Tannen has published substantial academic work in peer-reviewed journals and scholarly presses. Her academic books — Conversational Style (1984), Talking Voices (1989), Gender and Discourse (1994) — engage with specific research problems in rigorous ways. She is a respected scholar at a major university and has served as president of the Linguistic Society of America. The popular books are separate from this academic work but are grounded in it. Dismissing Tannen as merely popular ignores a substantial scholarly contribution. The academic writing is dense and technical and requires specialist training to read fully. The popular writing translates some of the findings for general readers. Both serve real functions. The academic work makes her popular claims credible; the popular work extends the reach of linguistic insight. Evaluating Tannen fairly means engaging with both levels of her output.
Tannen's style approach explains all communication problems.
Tannen has never claimed that style differences explain all communication problems. Some conflicts are about real power differences rather than style differences. Some are about genuine disagreements over values or facts. Some involve bad character, mental health issues, or abusive behaviour that cannot be reduced to style. Applying Tannen's framework to situations where style is not the main issue produces its own distortions. A woman being systematically paid less than a male colleague is not experiencing a style difference; she is experiencing discrimination. An abusive partner is not expressing a conversational style; they are exercising power destructively. Tannen's framework is useful where it applies but should not be stretched to apply where it does not. Her best readers understand this and use her concepts alongside other tools, not as a universal explanation for every difficulty in human communication.
Tannen opposes political argument and wants everyone to be polite.
Tannen's critique of the argument culture is not a call for everyone to be polite and agreeable. She has explicitly defended the value of real argument over real disagreements. Her criticism is directed at the way public discourse has defaulted to adversarial framing even when other frames would be more productive. Not every issue is a fight between two sides; some have many sides, some require cooperation to understand, some are better approached through dialogue than debate. Tannen wants a wider range of conversational frames available, not the elimination of argument. She has engaged in plenty of substantive argument herself throughout her career. Reading her critique as a rejection of all conflict misses what she is actually saying. The alternative to constant adversarial framing is not forced agreement but more nuanced and productive forms of disagreement.

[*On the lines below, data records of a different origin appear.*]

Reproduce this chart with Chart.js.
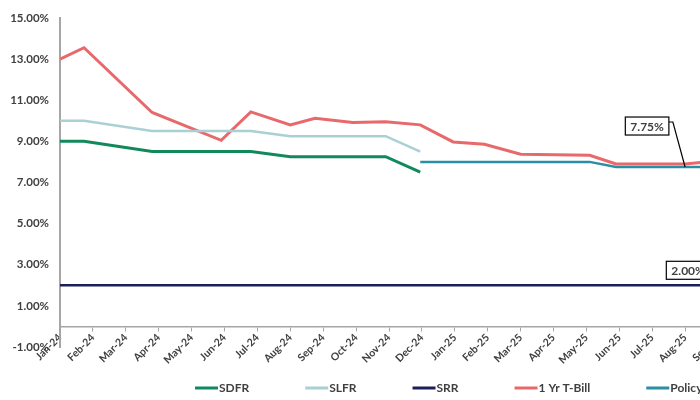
<!DOCTYPE html>
<html>
<head>
<meta charset="utf-8">
<script src="https://cdn.jsdelivr.net/npm/chart.js@4.4.1/dist/chart.umd.min.js"></script>
<style>
  html, body { margin: 0; padding: 0; background: #fff; overflow: hidden; }
</style>
</head>
<body>
<canvas id="rates" width="760" height="400"></canvas>
<script>
// month ticks on the x axis (index 0 = Jan-24)
const monthLabels = ['Jan-24', 'Feb-24', 'Mar-24', 'Apr-24', 'May-24', 'Jun-24', 'Jul-24', 'Aug-24',
  'Sep-24', 'Oct-24', 'Nov-24', 'Dec-24', 'Jan-25', 'Feb-25', 'Mar-25', 'Apr-25', 'May-25',
  'Jun-25', 'Jul-25', 'Aug-25', 'Sep-25'];
const yTicks = [-1, 1, 3, 5, 7, 9, 11, 13, 15];

// observation dates, as month index
const obsPos = [0, 0.73, 2.8, 4.9, 5.8, 7.0, 7.75, 8.9, 9.9, 10.95, 11.95, 12.9, 14.0, 16.1, 16.9, 19.0, 20.0];
const sdfr   = [9.0, 9.0, 8.5, 8.5, 8.5, 8.25, 8.25, 8.25, 8.25, 7.5, null, null, null, null, null, null, null];
const slfr   = [10.0, 10.0, 9.5, 9.5, 9.5, 9.25, 9.25, 9.25, 9.25, 8.5, null, null, null, null, null, null, null];
const srr    = [2.0, 2.0, 2.0, 2.0, 2.0, 2.0, 2.0, 2.0, 2.0, 2.0, 2.0, 2.0, 2.0, 2.0, 2.0, 2.0, 2.0];
const tbill  = [13.0, 13.55, 10.4, 9.05, 10.43, 9.8, 10.12, 9.92, 9.95, 9.8, 8.97, 8.86, 8.37, 8.32, 7.9, 7.9, 8.05];
const policy = [null, null, null, null, null, null, null, null, null, 8.0, 8.0, 8.0, 8.0, 8.0, 7.75, 7.75, 7.75];

const TEXT = '#404040';
const FONT = 'Lato';

function pts(vals) {
  return obsPos.map((x, i) => ({ x: x, y: vals[i] }));
}

function series(label, vals, color, width) {
  return {
    label: label,
    data: pts(vals),
    borderColor: color,
    backgroundColor: color,
    borderWidth: width,
    pointRadius: 0,
    tension: 0,
    spanGaps: false
  };
}

// boxed value labels (Excel style data callouts)
const callouts = {
  id: 'callouts',
  afterDatasetsDraw(chart) {
    const c = chart.ctx;
    const drawBox = (text, cx, cy) => {
      c.font = 'bold 12px ' + FONT;
      const w = c.measureText(text).width + 10, h = 18;
      c.fillStyle = '#fff';
      c.fillRect(cx - w / 2, cy - h / 2, w, h);
      c.strokeStyle = '#000';
      c.lineWidth = 1.2;
      c.strokeRect(cx - w / 2, cy - h / 2, w, h);
      c.fillStyle = TEXT;
      c.textAlign = 'center';
      c.textBaseline = 'middle';
      c.fillText(text, cx, cy + 1);
      return w;
    };
    c.save();
    // policy rate at Aug-25
    const p = chart.getDatasetMeta(4).data[15];
    const bx = p.x - 38, by = p.y - 41;
    const w = drawBox(policy[15].toFixed(2) + '%', bx, by);
    c.beginPath();
    c.strokeStyle = '#000';
    c.lineWidth = 1.2;
    c.moveTo(bx + w / 2, by - 4);
    c.lineTo(bx + w / 2 + 4, by - 4);
    c.lineTo(p.x, p.y);
    c.stroke();
    // SRR
    const s = chart.getDatasetMeta(2).data[15];
    drawBox(srr[15].toFixed(2) + '%', s.x + 3, s.y - 15);
    c.restore();
  }
};

// legend drawn below the plot
const bottomLegend = {
  id: 'bottomLegend',
  afterDraw(chart) {
    const c = chart.ctx;
    let x = 195;
    const y = 388;
    c.save();
    c.font = 'bold 12px ' + FONT;
    c.textBaseline = 'middle';
    c.textAlign = 'left';
    chart.data.datasets.forEach(ds => {
      c.strokeStyle = ds.borderColor;
      c.lineWidth = 3;
      c.beginPath();
      c.moveTo(x, y);
      c.lineTo(x + 23, y);
      c.stroke();
      c.fillStyle = TEXT;
      c.fillText(ds.label, x + 24, y);
      x += 24 + c.measureText(ds.label).width + 56;
    });
    c.restore();
  }
};

new Chart(document.getElementById('rates'), {
  type: 'line',
  data: {
    datasets: [
      series('SDFR', sdfr, '#12895c', 3),
      series('SLFR', slfr, '#a8d0d5', 2.5),
      series('SRR', srr, '#1c1f5a', 2.5),
      series('1 Yr T-Bill', tbill, '#e8696b', 3),
      series('Policy Rate', policy, '#2b8fa3', 2.5)
    ]
  },
  options: {
    responsive: false,
    animation: false,
    layout: { padding: { left: 0, top: 14, right: 42, bottom: 53 } },
    plugins: {
      legend: { display: false },
      tooltip: { enabled: false }
    },
    scales: {
      x: {
        type: 'linear',
        min: 0,
        max: monthLabels.length - 1,
        position: { y: 0 },
        grid: { drawOnChartArea: false, drawTicks: true, tickLength: 4, color: '#a6a6a6' },
        border: { color: '#a6a6a6', width: 1.5 },
        ticks: {
          stepSize: 1,
          autoSkip: false,
          maxTicksLimit: 40,
          minRotation: 45,
          maxRotation: 45,
          padding: 1,
          color: TEXT,
          font: { family: FONT, size: 10.5, weight: 'bold' },
          callback: v => monthLabels[v]
        }
      },
      y: {
        min: -1,
        max: 15,
        afterFit: s => { s.width = 60; },
        afterBuildTicks: s => { s.ticks = yTicks.map(v => ({ value: v })); },
        grid: { drawOnChartArea: false, drawTicks: false },
        border: { color: '#a6a6a6', width: 2 },
        ticks: {
          padding: 11,
          color: TEXT,
          font: { family: FONT, size: 11.5, weight: 'bold' },
          callback: v => v.toFixed(2) + '%'
        }
      }
    }
  },
  plugins: [callouts, bottomLegend]
});
</script>
</body>
</html>
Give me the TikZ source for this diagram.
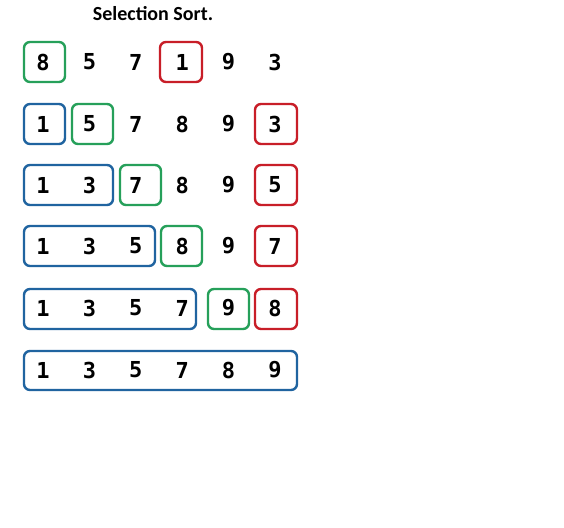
\documentclass[tikz,border=0pt]{standalone}
\usepackage{fontspec}
\setmainfont{Carlito}
\newfontfamily\digf{DejaVu Sans Mono Bold}
\definecolor{gbox}{RGB}{38,160,90}
\definecolor{bbox}{RGB}{32,100,160}
\definecolor{rbox}{RGB}{200,30,40}
\begin{document}
\begin{tikzpicture}[x=1pt,y=-1pt,
  num/.style={font=\digf\fontsize{22}{22}\selectfont, inner sep=0pt, anchor=center},
  frame/.style={line width=2.4pt, rounded corners=6pt},
  gfr/.style={frame, draw=gbox},
  bfr/.style={frame, draw=bbox},
  rfr/.style={frame, draw=rbox}]
\useasboundingbox[fill=white] (0,0) rectangle (564,527);
\node[font=\bfseries\fontsize{20}{20}\selectfont] (title) at (153,14) {Selection Sort.};
% row values
\foreach \r/\y/\vals in {1/62/{8,5,7,1,9,3},2/124/{1,5,7,8,9,3},3/185/{1,3,7,8,9,5},4/246/{1,3,5,8,9,7},5/308/{1,3,5,7,9,8},6/370/{1,3,5,7,8,9}}{
  \foreach \v [count=\c] in \vals {
    \pgfmathsetmacro\xx{43+46.4*(\c-1)}
    \node[num] (n\r\c) at (\xx,\y) {\v};
  }
}
% row 1
\draw[gfr] (24,42) rectangle (65,82);
\draw[rfr] (160,42) rectangle (202,82);
% row 2
\draw[bfr] (24,104) rectangle (65,144);
\draw[gfr] (72,104) rectangle (113,144);
\draw[rfr] (255,104) rectangle (297,144);
% row 3
\draw[bfr] (24,165) rectangle (113,205);
\draw[gfr] (120,165) rectangle (161,205);
\draw[rfr] (255,165) rectangle (297,205);
% row 4
\draw[bfr] (24,226) rectangle (155,266);
\draw[gfr] (161,226) rectangle (202,266);
\draw[rfr] (255,226) rectangle (297,266);
% row 5
\draw[bfr] (24,289) rectangle (196,329);
\draw[gfr] (208,289) rectangle (249,329);
\draw[rfr] (255,289) rectangle (297,329);
% row 6
\draw[bfr] (24,351) rectangle (297,390);
\end{tikzpicture}
\end{document}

For scholarly depth: the journal Language in Society publishes continuing work in the sociolinguistic tradition Tannen represents. Her academic papers in journals like Discourse Processes and Discourse and Society engage with specific research problems rigorously. For critical engagement with her gender work: Deborah Cameron's Verbal Hygiene (1995) and Feminism and Linguistic Theory (1992) offer important critiques. The journal Gender and Language publishes ongoing scholarly debate in this field.